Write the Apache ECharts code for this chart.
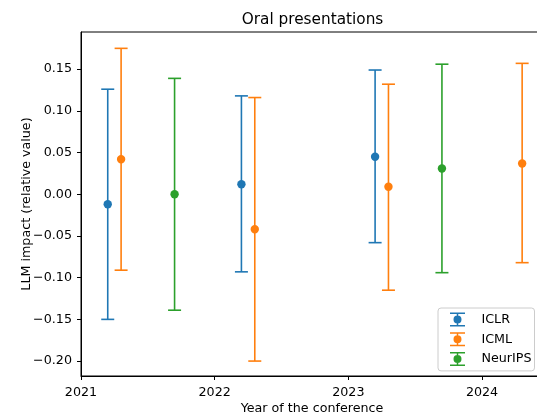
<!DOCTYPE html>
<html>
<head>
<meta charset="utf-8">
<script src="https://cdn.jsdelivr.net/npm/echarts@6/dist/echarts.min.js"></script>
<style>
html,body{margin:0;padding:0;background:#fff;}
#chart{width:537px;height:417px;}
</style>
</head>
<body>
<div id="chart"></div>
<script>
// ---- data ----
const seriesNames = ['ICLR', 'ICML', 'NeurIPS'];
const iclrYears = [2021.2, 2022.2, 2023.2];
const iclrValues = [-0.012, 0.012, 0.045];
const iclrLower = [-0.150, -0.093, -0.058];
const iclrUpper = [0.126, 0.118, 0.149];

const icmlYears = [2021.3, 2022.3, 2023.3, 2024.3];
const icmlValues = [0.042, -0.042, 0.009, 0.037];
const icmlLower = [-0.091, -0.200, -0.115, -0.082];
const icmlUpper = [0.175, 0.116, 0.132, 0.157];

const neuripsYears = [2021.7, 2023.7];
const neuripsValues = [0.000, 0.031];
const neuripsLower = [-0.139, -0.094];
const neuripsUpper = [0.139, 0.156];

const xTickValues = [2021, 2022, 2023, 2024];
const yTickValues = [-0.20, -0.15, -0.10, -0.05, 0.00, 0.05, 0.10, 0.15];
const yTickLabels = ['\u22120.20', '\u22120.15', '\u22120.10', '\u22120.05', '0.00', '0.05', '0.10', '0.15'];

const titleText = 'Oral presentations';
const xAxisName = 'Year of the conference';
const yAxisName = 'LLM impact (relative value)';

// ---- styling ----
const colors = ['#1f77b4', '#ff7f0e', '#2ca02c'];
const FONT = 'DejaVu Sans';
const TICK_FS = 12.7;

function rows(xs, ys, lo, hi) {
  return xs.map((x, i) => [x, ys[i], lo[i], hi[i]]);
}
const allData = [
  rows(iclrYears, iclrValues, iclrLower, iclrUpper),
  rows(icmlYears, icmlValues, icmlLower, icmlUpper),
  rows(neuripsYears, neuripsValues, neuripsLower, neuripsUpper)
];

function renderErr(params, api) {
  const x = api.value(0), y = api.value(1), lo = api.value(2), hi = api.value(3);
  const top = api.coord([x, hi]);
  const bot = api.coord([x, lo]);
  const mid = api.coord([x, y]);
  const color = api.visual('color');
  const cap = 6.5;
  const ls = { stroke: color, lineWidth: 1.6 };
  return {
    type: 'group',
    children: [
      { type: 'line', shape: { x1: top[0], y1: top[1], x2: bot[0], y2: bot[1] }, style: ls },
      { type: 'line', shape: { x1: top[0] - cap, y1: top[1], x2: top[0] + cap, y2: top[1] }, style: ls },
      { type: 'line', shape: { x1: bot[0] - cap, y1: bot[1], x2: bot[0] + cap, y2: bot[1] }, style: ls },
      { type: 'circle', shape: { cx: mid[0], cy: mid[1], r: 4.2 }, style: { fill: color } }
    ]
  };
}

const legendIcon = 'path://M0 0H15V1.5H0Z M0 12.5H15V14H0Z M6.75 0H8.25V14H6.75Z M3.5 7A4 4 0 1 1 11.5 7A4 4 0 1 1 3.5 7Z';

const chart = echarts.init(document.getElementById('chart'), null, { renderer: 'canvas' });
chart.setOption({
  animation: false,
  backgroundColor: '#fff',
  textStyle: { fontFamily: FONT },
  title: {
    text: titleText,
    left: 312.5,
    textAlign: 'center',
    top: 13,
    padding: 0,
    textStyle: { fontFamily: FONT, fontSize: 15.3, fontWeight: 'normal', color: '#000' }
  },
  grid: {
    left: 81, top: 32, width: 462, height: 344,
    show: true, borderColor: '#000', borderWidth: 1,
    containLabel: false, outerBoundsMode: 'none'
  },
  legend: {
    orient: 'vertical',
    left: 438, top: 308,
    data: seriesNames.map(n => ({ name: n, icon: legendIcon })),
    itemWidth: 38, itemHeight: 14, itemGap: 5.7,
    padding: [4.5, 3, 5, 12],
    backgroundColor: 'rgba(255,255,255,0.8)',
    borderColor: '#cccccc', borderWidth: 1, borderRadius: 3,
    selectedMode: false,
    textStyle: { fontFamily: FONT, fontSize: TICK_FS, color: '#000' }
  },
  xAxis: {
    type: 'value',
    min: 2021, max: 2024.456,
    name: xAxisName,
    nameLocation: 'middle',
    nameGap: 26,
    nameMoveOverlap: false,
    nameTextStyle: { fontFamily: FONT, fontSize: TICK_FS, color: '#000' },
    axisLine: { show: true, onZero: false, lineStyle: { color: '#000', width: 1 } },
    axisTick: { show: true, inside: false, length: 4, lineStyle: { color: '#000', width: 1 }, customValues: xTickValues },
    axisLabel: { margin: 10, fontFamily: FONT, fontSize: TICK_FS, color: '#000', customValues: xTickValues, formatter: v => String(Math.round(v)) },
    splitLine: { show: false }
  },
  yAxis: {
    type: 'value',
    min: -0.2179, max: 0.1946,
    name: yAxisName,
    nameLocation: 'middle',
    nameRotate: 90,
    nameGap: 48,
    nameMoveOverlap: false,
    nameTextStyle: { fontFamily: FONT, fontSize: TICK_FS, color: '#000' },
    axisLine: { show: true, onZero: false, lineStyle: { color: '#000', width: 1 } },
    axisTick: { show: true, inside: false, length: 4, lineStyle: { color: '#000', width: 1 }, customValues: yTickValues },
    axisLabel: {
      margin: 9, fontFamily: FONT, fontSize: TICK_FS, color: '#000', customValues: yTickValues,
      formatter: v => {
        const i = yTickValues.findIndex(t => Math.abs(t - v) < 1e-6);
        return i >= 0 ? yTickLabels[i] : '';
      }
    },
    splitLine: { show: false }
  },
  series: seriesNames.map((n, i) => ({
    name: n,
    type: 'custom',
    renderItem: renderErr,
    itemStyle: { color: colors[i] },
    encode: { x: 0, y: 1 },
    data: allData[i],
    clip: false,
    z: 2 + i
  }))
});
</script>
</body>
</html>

####################

▶ **WHAT YOU NEED TO DO**:
Write the full listing out again with every line unchanged, but include no pictures.

▶ **FULL ANSWER**:
Write the Apache ECharts code for this chart.
<!DOCTYPE html>
<html>
<head>
<meta charset="utf-8">
<script src="https://cdn.jsdelivr.net/npm/echarts@6/dist/echarts.min.js"></script>
<style>
html,body{margin:0;padding:0;background:#fff;}
#chart{width:537px;height:417px;}
</style>
</head>
<body>
<div id="chart"></div>
<script>
// ---- data ----
const seriesNames = ['ICLR', 'ICML', 'NeurIPS'];
const iclrYears = [2021.2, 2022.2, 2023.2];
const iclrValues = [-0.012, 0.012, 0.045];
const iclrLower = [-0.150, -0.093, -0.058];
const iclrUpper = [0.126, 0.118, 0.149];

const icmlYears = [2021.3, 2022.3, 2023.3, 2024.3];
const icmlValues = [0.042, -0.042, 0.009, 0.037];
const icmlLower = [-0.091, -0.200, -0.115, -0.082];
const icmlUpper = [0.175, 0.116, 0.132, 0.157];

const neuripsYears = [2021.7, 2023.7];
const neuripsValues = [0.000, 0.031];
const neuripsLower = [-0.139, -0.094];
const neuripsUpper = [0.139, 0.156];

const xTickValues = [2021, 2022, 2023, 2024];
const yTickValues = [-0.20, -0.15, -0.10, -0.05, 0.00, 0.05, 0.10, 0.15];
const yTickLabels = ['\u22120.20', '\u22120.15', '\u22120.10', '\u22120.05', '0.00', '0.05', '0.10', '0.15'];

const titleText = 'Oral presentations';
const xAxisName = 'Year of the conference';
const yAxisName = 'LLM impact (relative value)';

// ---- styling ----
const colors = ['#1f77b4', '#ff7f0e', '#2ca02c'];
const FONT = 'DejaVu Sans';
const TICK_FS = 12.7;

function rows(xs, ys, lo, hi) {
  return xs.map((x, i) => [x, ys[i], lo[i], hi[i]]);
}
const allData = [
  rows(iclrYears, iclrValues, iclrLower, iclrUpper),
  rows(icmlYears, icmlValues, icmlLower, icmlUpper),
  rows(neuripsYears, neuripsValues, neuripsLower, neuripsUpper)
];

function renderErr(params, api) {
  const x = api.value(0), y = api.value(1), lo = api.value(2), hi = api.value(3);
  const top = api.coord([x, hi]);
  const bot = api.coord([x, lo]);
  const mid = api.coord([x, y]);
  const color = api.visual('color');
  const cap = 6.5;
  const ls = { stroke: color, lineWidth: 1.6 };
  return {
    type: 'group',
    children: [
      { type: 'line', shape: { x1: top[0], y1: top[1], x2: bot[0], y2: bot[1] }, style: ls },
      { type: 'line', shape: { x1: top[0] - cap, y1: top[1], x2: top[0] + cap, y2: top[1] }, style: ls },
      { type: 'line', shape: { x1: bot[0] - cap, y1: bot[1], x2: bot[0] + cap, y2: bot[1] }, style: ls },
      { type: 'circle', shape: { cx: mid[0], cy: mid[1], r: 4.2 }, style: { fill: color } }
    ]
  };
}

const legendIcon = 'path://M0 0H15V1.5H0Z M0 12.5H15V14H0Z M6.75 0H8.25V14H6.75Z M3.5 7A4 4 0 1 1 11.5 7A4 4 0 1 1 3.5 7Z';

const chart = echarts.init(document.getElementById('chart'), null, { renderer: 'canvas' });
chart.setOption({
  animation: false,
  backgroundColor: '#fff',
  textStyle: { fontFamily: FONT },
  title: {
    text: titleText,
    left: 312.5,
    textAlign: 'center',
    top: 13,
    padding: 0,
    textStyle: { fontFamily: FONT, fontSize: 15.3, fontWeight: 'normal', color: '#000' }
  },
  grid: {
    left: 81, top: 32, width: 462, height: 344,
    show: true, borderColor: '#000', borderWidth: 1,
    containLabel: false, outerBoundsMode: 'none'
  },
  legend: {
    orient: 'vertical',
    left: 438, top: 308,
    data: seriesNames.map(n => ({ name: n, icon: legendIcon })),
    itemWidth: 38, itemHeight: 14, itemGap: 5.7,
    padding: [4.5, 3, 5, 12],
    backgroundColor: 'rgba(255,255,255,0.8)',
    borderColor: '#cccccc', borderWidth: 1, borderRadius: 3,
    selectedMode: false,
    textStyle: { fontFamily: FONT, fontSize: TICK_FS, color: '#000' }
  },
  xAxis: {
    type: 'value',
    min: 2021, max: 2024.456,
    name: xAxisName,
    nameLocation: 'middle',
    nameGap: 26,
    nameMoveOverlap: false,
    nameTextStyle: { fontFamily: FONT, fontSize: TICK_FS, color: '#000' },
    axisLine: { show: true, onZero: false, lineStyle: { color: '#000', width: 1 } },
    axisTick: { show: true, inside: false, length: 4, lineStyle: { color: '#000', width: 1 }, customValues: xTickValues },
    axisLabel: { margin: 10, fontFamily: FONT, fontSize: TICK_FS, color: '#000', customValues: xTickValues, formatter: v => String(Math.round(v)) },
    splitLine: { show: false }
  },
  yAxis: {
    type: 'value',
    min: -0.2179, max: 0.1946,
    name: yAxisName,
    nameLocation: 'middle',
    nameRotate: 90,
    nameGap: 48,
    nameMoveOverlap: false,
    nameTextStyle: { fontFamily: FONT, fontSize: TICK_FS, color: '#000' },
    axisLine: { show: true, onZero: false, lineStyle: { color: '#000', width: 1 } },
    axisTick: { show: true, inside: false, length: 4, lineStyle: { color: '#000', width: 1 }, customValues: yTickValues },
    axisLabel: {
      margin: 9, fontFamily: FONT, fontSize: TICK_FS, color: '#000', customValues: yTickValues,
      formatter: v => {
        const i = yTickValues.findIndex(t => Math.abs(t - v) < 1e-6);
        return i >= 0 ? yTickLabels[i] : '';
      }
    },
    splitLine: { show: false }
  },
  series: seriesNames.map((n, i) => ({
    name: n,
    type: 'custom',
    renderItem: renderErr,
    itemStyle: { color: colors[i] },
    encode: { x: 0, y: 1 },
    data: allData[i],
    clip: false,
    z: 2 + i
  }))
});
</script>
</body>
</html>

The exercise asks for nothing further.